Bruce Nauman (at the Guggenheim and the Whitney), whose Dadaistic wit seems a far cry from the earnestness of a Novalis or Shelley, is nevertheless related to this Romantic tendency to temporalize plastic art because he constantly uses the most impermanent of all artistic mediums, the self. The author of Portrait of the Artist as a Young Man would have been amused by the conception of Nauman’s photograph, Self-Portrait as Fountain, in which water spurts from the artist’s mouth. From Hand to Mouth, a sculpture cast from Nauman’s own body, is not only a comic device of misapplication (an idiomatic expression taken literally to determine the work’s image) but also an indication, like his neon sculpture of his own signature distorted, that the self or consciousness of the artist is still a subject able to sustain a variety of inventions.
As anyone who follows any of the performing arts more than briefly understands, the artist’s own body is not an enduring material. Artists like Nauman and Robert Morris, in his box wth photograph of his nude self, begin to blur the traditional distinction between performing and producing arts; that is between, art as service and art as object.
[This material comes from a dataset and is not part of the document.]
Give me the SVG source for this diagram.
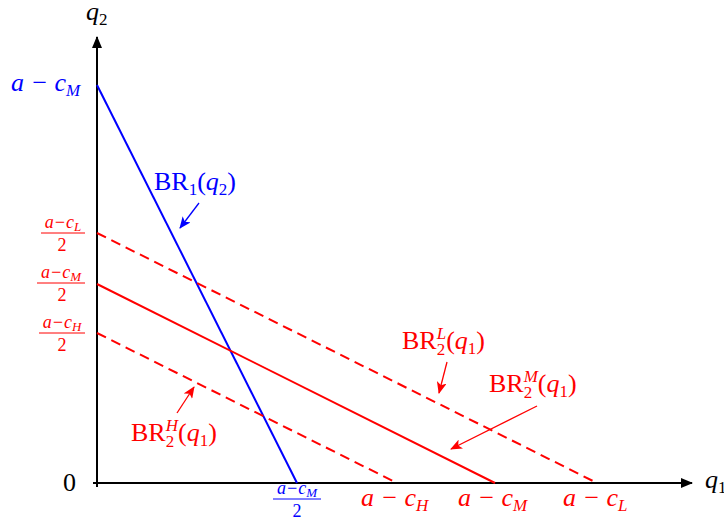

If a work of plastic art can exist as a gesture (and not just as the result of a gesture) then critics of the most recent art are right to feel threatened by the “theatricality” of temporalized work. the chief characteristic of live performance is that, after it is completed, there is nothing left to quantify. The witness is forced to examine his own impressions and thus his own psyche instead of being able to pretend to a formal objectivity. In Nauman’s self-cast, the form is as arbitrary as in Bollinger’s floor works, or as in Richard Tuttle’s wrinkled, dyed octagons of canvas (at the Whitney). Neither the irregularity of the permeation of color nor the myriads of folds and creases were put there by Tuttle (which is not say, of course, that he did not choose and so in effect create them); he even allows the factors which way is up, of which is front, and of placement on wall or floor to remain open. And, like all non-rigid work, Tuttle’s can be folded up, whereupon it resumes its condition of potential rather than actual art[.] Here, too, we find art’s existence in time stressed, as we do in any three-dimensional work which can sustain morphological variability. This is the ultimate (at least, the current ultimate) in idea of art as an “imitation of life”; not to aspire to an impossible permanence is at once audacious and humble.